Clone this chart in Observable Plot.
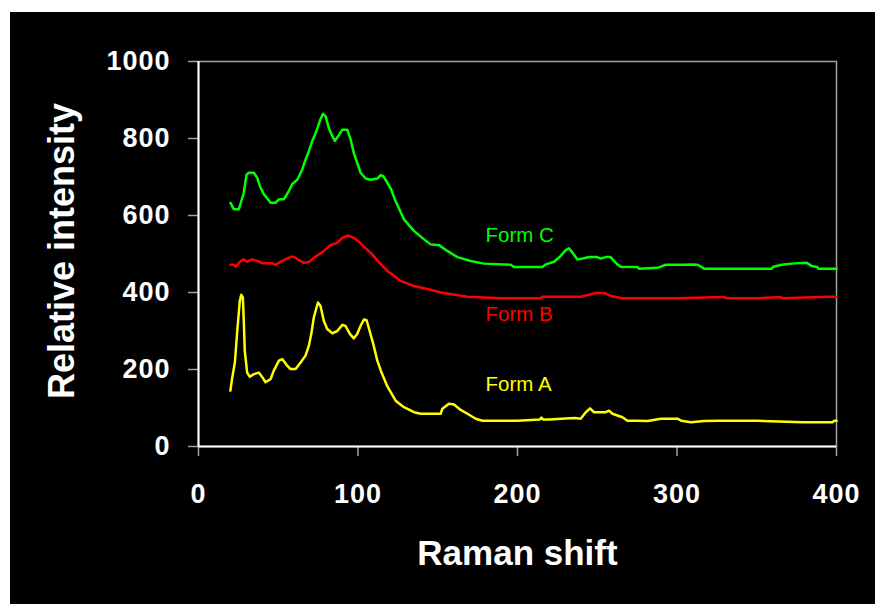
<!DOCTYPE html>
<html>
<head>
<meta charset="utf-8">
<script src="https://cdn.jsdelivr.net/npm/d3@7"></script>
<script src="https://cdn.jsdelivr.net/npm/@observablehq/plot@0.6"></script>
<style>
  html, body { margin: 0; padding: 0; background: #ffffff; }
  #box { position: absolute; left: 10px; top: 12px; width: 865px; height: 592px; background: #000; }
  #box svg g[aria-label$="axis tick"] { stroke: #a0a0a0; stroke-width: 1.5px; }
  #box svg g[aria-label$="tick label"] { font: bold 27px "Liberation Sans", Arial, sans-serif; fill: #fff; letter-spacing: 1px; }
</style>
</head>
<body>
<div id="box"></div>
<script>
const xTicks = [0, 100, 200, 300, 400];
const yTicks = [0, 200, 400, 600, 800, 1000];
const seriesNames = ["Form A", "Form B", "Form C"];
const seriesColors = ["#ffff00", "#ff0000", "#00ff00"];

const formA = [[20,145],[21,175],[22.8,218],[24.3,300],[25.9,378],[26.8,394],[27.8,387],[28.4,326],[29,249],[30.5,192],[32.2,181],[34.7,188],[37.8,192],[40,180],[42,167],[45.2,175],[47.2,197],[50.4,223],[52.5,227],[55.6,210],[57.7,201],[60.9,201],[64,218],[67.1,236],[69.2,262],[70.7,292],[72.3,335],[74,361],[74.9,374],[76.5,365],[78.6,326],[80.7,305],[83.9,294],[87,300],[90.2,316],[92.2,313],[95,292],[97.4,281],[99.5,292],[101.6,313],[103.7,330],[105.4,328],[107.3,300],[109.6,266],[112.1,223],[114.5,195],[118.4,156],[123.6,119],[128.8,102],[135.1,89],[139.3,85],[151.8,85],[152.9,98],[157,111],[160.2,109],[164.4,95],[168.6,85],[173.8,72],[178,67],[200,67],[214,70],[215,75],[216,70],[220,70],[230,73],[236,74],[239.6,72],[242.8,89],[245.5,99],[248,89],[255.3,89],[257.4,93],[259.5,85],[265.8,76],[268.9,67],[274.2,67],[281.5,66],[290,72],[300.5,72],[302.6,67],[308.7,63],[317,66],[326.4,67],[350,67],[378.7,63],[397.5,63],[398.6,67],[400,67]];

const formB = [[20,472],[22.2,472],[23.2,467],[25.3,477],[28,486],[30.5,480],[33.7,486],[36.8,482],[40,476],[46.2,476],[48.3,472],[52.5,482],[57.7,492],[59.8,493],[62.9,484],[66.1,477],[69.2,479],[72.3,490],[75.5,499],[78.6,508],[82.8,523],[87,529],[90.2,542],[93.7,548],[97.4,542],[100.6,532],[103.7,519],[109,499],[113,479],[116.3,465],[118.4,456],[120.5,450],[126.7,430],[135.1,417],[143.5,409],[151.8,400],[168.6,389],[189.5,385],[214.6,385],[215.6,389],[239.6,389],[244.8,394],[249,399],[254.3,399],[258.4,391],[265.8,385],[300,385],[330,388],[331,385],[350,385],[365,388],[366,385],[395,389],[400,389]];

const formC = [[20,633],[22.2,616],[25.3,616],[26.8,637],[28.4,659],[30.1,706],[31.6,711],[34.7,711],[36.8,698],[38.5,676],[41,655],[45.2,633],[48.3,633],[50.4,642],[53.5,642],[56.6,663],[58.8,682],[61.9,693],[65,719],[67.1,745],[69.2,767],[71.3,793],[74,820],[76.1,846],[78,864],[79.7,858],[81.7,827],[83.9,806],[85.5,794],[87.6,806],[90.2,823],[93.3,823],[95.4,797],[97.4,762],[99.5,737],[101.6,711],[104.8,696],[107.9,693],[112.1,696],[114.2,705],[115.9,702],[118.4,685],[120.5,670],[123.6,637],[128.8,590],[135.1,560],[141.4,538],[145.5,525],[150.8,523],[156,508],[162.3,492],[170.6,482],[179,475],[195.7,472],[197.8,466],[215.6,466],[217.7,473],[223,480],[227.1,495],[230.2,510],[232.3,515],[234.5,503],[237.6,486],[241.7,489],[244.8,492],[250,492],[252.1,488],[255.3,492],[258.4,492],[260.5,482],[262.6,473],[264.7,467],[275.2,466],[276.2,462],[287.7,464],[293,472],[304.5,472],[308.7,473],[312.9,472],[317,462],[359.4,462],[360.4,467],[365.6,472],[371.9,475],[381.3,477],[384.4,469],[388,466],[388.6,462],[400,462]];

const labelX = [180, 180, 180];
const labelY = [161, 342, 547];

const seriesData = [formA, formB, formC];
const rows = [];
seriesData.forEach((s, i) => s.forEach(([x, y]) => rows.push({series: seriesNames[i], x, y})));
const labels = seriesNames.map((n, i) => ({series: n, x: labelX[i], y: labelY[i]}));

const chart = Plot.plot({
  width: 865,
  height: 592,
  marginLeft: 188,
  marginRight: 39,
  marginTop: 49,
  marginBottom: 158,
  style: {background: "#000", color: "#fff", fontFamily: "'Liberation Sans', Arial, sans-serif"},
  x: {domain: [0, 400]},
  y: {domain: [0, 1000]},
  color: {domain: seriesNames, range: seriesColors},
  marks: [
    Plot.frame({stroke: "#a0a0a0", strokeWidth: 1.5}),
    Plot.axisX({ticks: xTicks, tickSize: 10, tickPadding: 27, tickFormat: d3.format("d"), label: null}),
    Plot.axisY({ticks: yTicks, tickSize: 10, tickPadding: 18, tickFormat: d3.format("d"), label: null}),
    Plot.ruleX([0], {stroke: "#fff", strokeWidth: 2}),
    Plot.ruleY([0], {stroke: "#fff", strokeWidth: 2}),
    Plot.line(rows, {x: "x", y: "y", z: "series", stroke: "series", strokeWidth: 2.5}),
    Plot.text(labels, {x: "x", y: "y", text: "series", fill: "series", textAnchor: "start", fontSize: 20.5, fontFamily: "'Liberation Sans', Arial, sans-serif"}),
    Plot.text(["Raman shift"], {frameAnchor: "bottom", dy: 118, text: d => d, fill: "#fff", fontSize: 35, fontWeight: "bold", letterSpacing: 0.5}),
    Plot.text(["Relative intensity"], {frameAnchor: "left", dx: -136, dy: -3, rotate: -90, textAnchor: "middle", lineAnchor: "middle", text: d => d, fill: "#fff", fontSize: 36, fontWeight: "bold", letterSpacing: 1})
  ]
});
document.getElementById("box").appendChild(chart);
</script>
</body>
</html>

■ ■ ■

TASK OBJECTIVE: Every line above should be returned word for word, with the pictures left behind.

COMPLETE RESPONSE:
Clone this chart in Observable Plot.
<!DOCTYPE html>
<html>
<head>
<meta charset="utf-8">
<script src="https://cdn.jsdelivr.net/npm/d3@7"></script>
<script src="https://cdn.jsdelivr.net/npm/@observablehq/plot@0.6"></script>
<style>
  html, body { margin: 0; padding: 0; background: #ffffff; }
  #box { position: absolute; left: 10px; top: 12px; width: 865px; height: 592px; background: #000; }
  #box svg g[aria-label$="axis tick"] { stroke: #a0a0a0; stroke-width: 1.5px; }
  #box svg g[aria-label$="tick label"] { font: bold 27px "Liberation Sans", Arial, sans-serif; fill: #fff; letter-spacing: 1px; }
</style>
</head>
<body>
<div id="box"></div>
<script>
const xTicks = [0, 100, 200, 300, 400];
const yTicks = [0, 200, 400, 600, 800, 1000];
const seriesNames = ["Form A", "Form B", "Form C"];
const seriesColors = ["#ffff00", "#ff0000", "#00ff00"];

const formA = [[20,145],[21,175],[22.8,218],[24.3,300],[25.9,378],[26.8,394],[27.8,387],[28.4,326],[29,249],[30.5,192],[32.2,181],[34.7,188],[37.8,192],[40,180],[42,167],[45.2,175],[47.2,197],[50.4,223],[52.5,227],[55.6,210],[57.7,201],[60.9,201],[64,218],[67.1,236],[69.2,262],[70.7,292],[72.3,335],[74,361],[74.9,374],[76.5,365],[78.6,326],[80.7,305],[83.9,294],[87,300],[90.2,316],[92.2,313],[95,292],[97.4,281],[99.5,292],[101.6,313],[103.7,330],[105.4,328],[107.3,300],[109.6,266],[112.1,223],[114.5,195],[118.4,156],[123.6,119],[128.8,102],[135.1,89],[139.3,85],[151.8,85],[152.9,98],[157,111],[160.2,109],[164.4,95],[168.6,85],[173.8,72],[178,67],[200,67],[214,70],[215,75],[216,70],[220,70],[230,73],[236,74],[239.6,72],[242.8,89],[245.5,99],[248,89],[255.3,89],[257.4,93],[259.5,85],[265.8,76],[268.9,67],[274.2,67],[281.5,66],[290,72],[300.5,72],[302.6,67],[308.7,63],[317,66],[326.4,67],[350,67],[378.7,63],[397.5,63],[398.6,67],[400,67]];

const formB = [[20,472],[22.2,472],[23.2,467],[25.3,477],[28,486],[30.5,480],[33.7,486],[36.8,482],[40,476],[46.2,476],[48.3,472],[52.5,482],[57.7,492],[59.8,493],[62.9,484],[66.1,477],[69.2,479],[72.3,490],[75.5,499],[78.6,508],[82.8,523],[87,529],[90.2,542],[93.7,548],[97.4,542],[100.6,532],[103.7,519],[109,499],[113,479],[116.3,465],[118.4,456],[120.5,450],[126.7,430],[135.1,417],[143.5,409],[151.8,400],[168.6,389],[189.5,385],[214.6,385],[215.6,389],[239.6,389],[244.8,394],[249,399],[254.3,399],[258.4,391],[265.8,385],[300,385],[330,388],[331,385],[350,385],[365,388],[366,385],[395,389],[400,389]];

const formC = [[20,633],[22.2,616],[25.3,616],[26.8,637],[28.4,659],[30.1,706],[31.6,711],[34.7,711],[36.8,698],[38.5,676],[41,655],[45.2,633],[48.3,633],[50.4,642],[53.5,642],[56.6,663],[58.8,682],[61.9,693],[65,719],[67.1,745],[69.2,767],[71.3,793],[74,820],[76.1,846],[78,864],[79.7,858],[81.7,827],[83.9,806],[85.5,794],[87.6,806],[90.2,823],[93.3,823],[95.4,797],[97.4,762],[99.5,737],[101.6,711],[104.8,696],[107.9,693],[112.1,696],[114.2,705],[115.9,702],[118.4,685],[120.5,670],[123.6,637],[128.8,590],[135.1,560],[141.4,538],[145.5,525],[150.8,523],[156,508],[162.3,492],[170.6,482],[179,475],[195.7,472],[197.8,466],[215.6,466],[217.7,473],[223,480],[227.1,495],[230.2,510],[232.3,515],[234.5,503],[237.6,486],[241.7,489],[244.8,492],[250,492],[252.1,488],[255.3,492],[258.4,492],[260.5,482],[262.6,473],[264.7,467],[275.2,466],[276.2,462],[287.7,464],[293,472],[304.5,472],[308.7,473],[312.9,472],[317,462],[359.4,462],[360.4,467],[365.6,472],[371.9,475],[381.3,477],[384.4,469],[388,466],[388.6,462],[400,462]];

const labelX = [180, 180, 180];
const labelY = [161, 342, 547];

const seriesData = [formA, formB, formC];
const rows = [];
seriesData.forEach((s, i) => s.forEach(([x, y]) => rows.push({series: seriesNames[i], x, y})));
const labels = seriesNames.map((n, i) => ({series: n, x: labelX[i], y: labelY[i]}));

const chart = Plot.plot({
  width: 865,
  height: 592,
  marginLeft: 188,
  marginRight: 39,
  marginTop: 49,
  marginBottom: 158,
  style: {background: "#000", color: "#fff", fontFamily: "'Liberation Sans', Arial, sans-serif"},
  x: {domain: [0, 400]},
  y: {domain: [0, 1000]},
  color: {domain: seriesNames, range: seriesColors},
  marks: [
    Plot.frame({stroke: "#a0a0a0", strokeWidth: 1.5}),
    Plot.axisX({ticks: xTicks, tickSize: 10, tickPadding: 27, tickFormat: d3.format("d"), label: null}),
    Plot.axisY({ticks: yTicks, tickSize: 10, tickPadding: 18, tickFormat: d3.format("d"), label: null}),
    Plot.ruleX([0], {stroke: "#fff", strokeWidth: 2}),
    Plot.ruleY([0], {stroke: "#fff", strokeWidth: 2}),
    Plot.line(rows, {x: "x", y: "y", z: "series", stroke: "series", strokeWidth: 2.5}),
    Plot.text(labels, {x: "x", y: "y", text: "series", fill: "series", textAnchor: "start", fontSize: 20.5, fontFamily: "'Liberation Sans', Arial, sans-serif"}),
    Plot.text(["Raman shift"], {frameAnchor: "bottom", dy: 118, text: d => d, fill: "#fff", fontSize: 35, fontWeight: "bold", letterSpacing: 0.5}),
    Plot.text(["Relative intensity"], {frameAnchor: "left", dx: -136, dy: -3, rotate: -90, textAnchor: "middle", lineAnchor: "middle", text: d => d, fill: "#fff", fontSize: 36, fontWeight: "bold", letterSpacing: 1})
  ]
});
document.getElementById("box").appendChild(chart);
</script>
</body>
</html>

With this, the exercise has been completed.